Copy all lines that contain the word "matplotlib".

══ DATASET ENTRIES

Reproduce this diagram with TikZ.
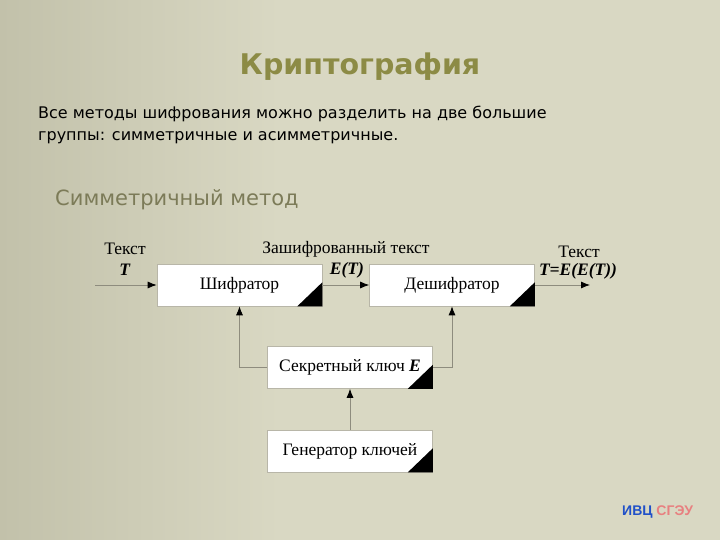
\documentclass[tikz,border=0pt]{standalone}
\usepackage{fontspec}
\setmainfont{Liberation Serif}
\newfontfamily\tahoma{DejaVu Sans}
\newfontfamily\arialf{Liberation Sans}
\usetikzlibrary{arrows.meta}
\definecolor{bgc}{HTML}{D9D8C3}
\definecolor{bgdark}{HTML}{C2C1AA}
\definecolor{titlec}{HTML}{8C8B45}
\definecolor{subc}{HTML}{7C7B58}
\definecolor{linec}{HTML}{8E8C7E}
\definecolor{boxline}{HTML}{B8B6A8}
\definecolor{ivcblue}{HTML}{2050C8}
\definecolor{sgeured}{HTML}{E88080}
\tikzset{
  blk/.style={draw=boxline, line width=0.6pt, fill=white, minimum height=42pt, minimum width=165pt, inner sep=0pt, font=\fontsize{17.5}{20}\selectfont},
  conn/.style={draw=linec, line width=0.8pt, -{Latex[length=9pt,width=7pt,black]}},
  lbl/.style={font=\fontsize{17.5}{20}\selectfont, inner sep=0pt, align=center},
}
\newcommand{\cornertri}[1]{\fill[black] (#1.south east) -- ++(0,-24) -- ++(-25,24) -- cycle;}
\begin{document}
\begin{tikzpicture}[x=1pt,y=-1pt]
\useasboundingbox (0,0) rectangle (720,540);
\fill[bgc] (0,0) rectangle (720,540);
\shade[left color=bgdark, right color=bgc] (0,0) rectangle (280,540);
% title and text
\node[font=\tahoma\bfseries\fontsize{28.5}{32}\selectfont, text=titlec, inner sep=0pt] (title) at (360,67) {Криптография};
\node[font=\tahoma\fontsize{16}{22}\selectfont, anchor=north west, align=left, inner sep=0pt] (intro) at (38,106)
  {Все методы шифрования можно разделить на две большие\\группы: симметричные и асимметричные.};
\node[font=\tahoma\fontsize{21}{24}\selectfont, text=subc, anchor=west, inner sep=0pt] (sub) at (55,200) {Симметричный метод};
% blocks
\node[blk] (enc) at (239.5,285) {Шифратор};
\node[blk] (dec) at (452,285) {Дешифратор};
\node[blk] (key) at (350,367.5) {Секретный ключ \textbf{\textit{E}}};
\node[blk] (gen) at (350,451) {Генератор ключей};
\cornertri{enc}\cornertri{dec}\cornertri{key}\cornertri{gen}
% labels
\node[lbl] (t1) at (125,249) {Текст};
\node[lbl] (t1b) at (125,270) {\textbf{\textit{T}}};
\node[lbl] (t2) at (346,249) {Зашифрованный текст};
\node[lbl] (t2b) at (347,270) {\textbf{\textit{E(T)}}};
\node[lbl] (t3) at (579,252) {Текст};
\node[lbl] (t3b) at (578,271) {\textbf{\textit{T=E(E(T))}}};
% connectors
\coordinate (in) at (95,285);
\coordinate (out) at (590,285);
\draw[conn] (in) -- (enc.west);
\draw[conn] (enc.east) -- (dec.west);
\draw[conn] (dec.east) -- (out);
\draw[conn] (key.west) -| (enc.south);
\draw[conn] (key.east) -| (dec.south);
\draw[conn] (gen.north) -- (key.south);
% footer
\node[font=\arialf\bfseries\fontsize{14}{16}\selectfont, anchor=west, inner sep=0pt] (ivc) at (622,512)
  {\textcolor{ivcblue}{ИВЦ} \textcolor{sgeured}{СГЭУ}};
\end{tikzpicture}
\end{document}
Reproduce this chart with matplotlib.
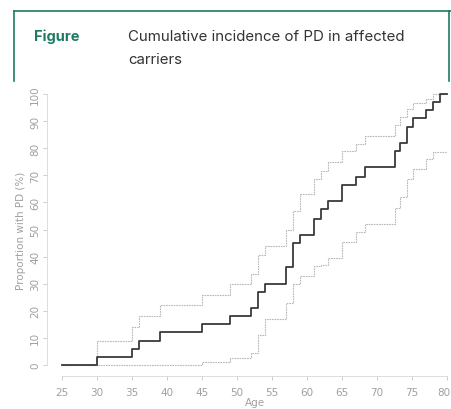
import matplotlib
matplotlib.use('Agg')
from matplotlib import pyplot as plt
from matplotlib.lines import Line2D
import matplotlib.transforms as mtransforms

# ages where the curves step (last one is end of follow-up)
ages = [25, 30, 35, 36, 39, 45, 49, 52, 53, 54, 57, 58, 59, 61, 62, 63, 65, 67, 68.3,
        72.5, 73.3, 74.3, 75.2, 77, 78, 79, 80]
# cumulative incidence (%)
incidence = [0, 3, 6, 9, 12, 15, 18, 21, 27, 30, 36, 45, 48, 54, 57.5, 60.5, 66.5, 69.5, 73,
             79, 82, 88, 91, 94, 97, 100, 100]
# 95% CI
upper_ci = [0, 9, 14, 18, 22, 26, 30, 33.5, 40.5, 44, 50, 57, 63, 68.5, 71.5, 75, 79, 81.5, 84.5,
            88.5, 91.5, 94.5, 96.5, 98, 100, 100, 100]
lower_ci = [0, 0, 0, 0, 0, 1, 2.5, 4.5, 11, 17, 23, 30, 33, 36.5, 37, 39.5, 45.5, 49, 52,
            58, 62, 68.5, 72.5, 76, 78.5, 78.5, 78.5]

x_ticks = list(range(25, 81, 5))
y_ticks = list(range(0, 101, 10))

W, H = 451, 410
fig = plt.figure(figsize=(W / 100, H / 100), dpi=100)

# header box
teal = '#1f7a63'
fig.add_artist(Line2D([14 / W, 1.0], [1 - 12 / H, 1 - 12 / H], color=teal, lw=1.2, transform=fig.transFigure))
fig.add_artist(Line2D([14 / W, 14 / W], [1 - 12 / H, 1 - 82 / H], color=teal, lw=1.2, transform=fig.transFigure))
fig.add_artist(Line2D([449 / W, 449 / W], [1 - 12 / H, 1 - 82 / H], color=teal, lw=1.2, transform=fig.transFigure))
fig.text(34 / W, 1 - 37 / H, 'Figure', color=teal, fontsize=10.5, fontweight='bold',
         family='Inter', va='center', ha='left')
fig.text(128 / W, 1 - 37 / H, 'Cumulative incidence of PD in affected', color='#333333',
         fontsize=10.8, family='Inter', va='center', ha='left')
fig.text(128 / W, 1 - 60 / H, 'carriers', color='#333333',
         fontsize=10.8, family='Inter', va='center', ha='left')

# plot area: age 25 -> x=62px, 80 -> x=447px ; 0% -> y=366px, 100% -> y=95px
ax = fig.add_axes([62 / W, (H - 366) / H, 385 / W, 271 / H])
ax.set_xlim(25, 80)
ax.set_ylim(0, 100)

ax.step(ages, upper_ci, where='post', color='#b8b8b8', lw=0.8, linestyle=(0, (1.5, 0.8)), clip_on=False)
ax.step(ages, lower_ci, where='post', color='#b8b8b8', lw=0.8, linestyle=(0, (1.5, 0.8)), clip_on=False)
ax.step(ages, incidence, where='post', color='#3a3a3a', lw=1.3, clip_on=False)

grey = '#a0a0a0'
for s in ['top', 'right']:
    ax.spines[s].set_visible(False)
ax.spines['left'].set_position(('outward', 10.8))
ax.spines['bottom'].set_position(('outward', 7.9))
ax.spines['left'].set_bounds(0, 100)
ax.spines['bottom'].set_bounds(25, 80)
for s in ['left', 'bottom']:
    ax.spines[s].set_color('#d8d8d8')
    ax.spines[s].set_linewidth(0.6)

ax.set_xticks(x_ticks)
ax.set_yticks(y_ticks)
ax.tick_params(axis='both', colors='#c8c8c8', labelcolor=grey, labelsize=7.5, length=3, width=0.6)
ax.tick_params(axis='x', pad=5)
ax.tick_params(axis='y', pad=2)
for lab in ax.get_yticklabels():
    lab.set_rotation(90)
    lab.set_va('center')
# keep the last age label inside the picture
last = ax.get_xticklabels()[-1]
last.set_transform(last.get_transform() + mtransforms.ScaledTranslation(-3 / 100, 0, fig.dpi_scale_trans))

ax.set_xlabel('Age', color=grey, fontsize=7.5, labelpad=0)
ax.set_ylabel('Proportion with PD (%)', color=grey, fontsize=7.5, labelpad=3)

plt.savefig('out.png', dpi=100)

════

■ **FULL RESPONSE**
Reproduce this chart with matplotlib.
import matplotlib
matplotlib.use('Agg')
from matplotlib import pyplot as plt
from matplotlib.lines import Line2D
import matplotlib.transforms as mtransforms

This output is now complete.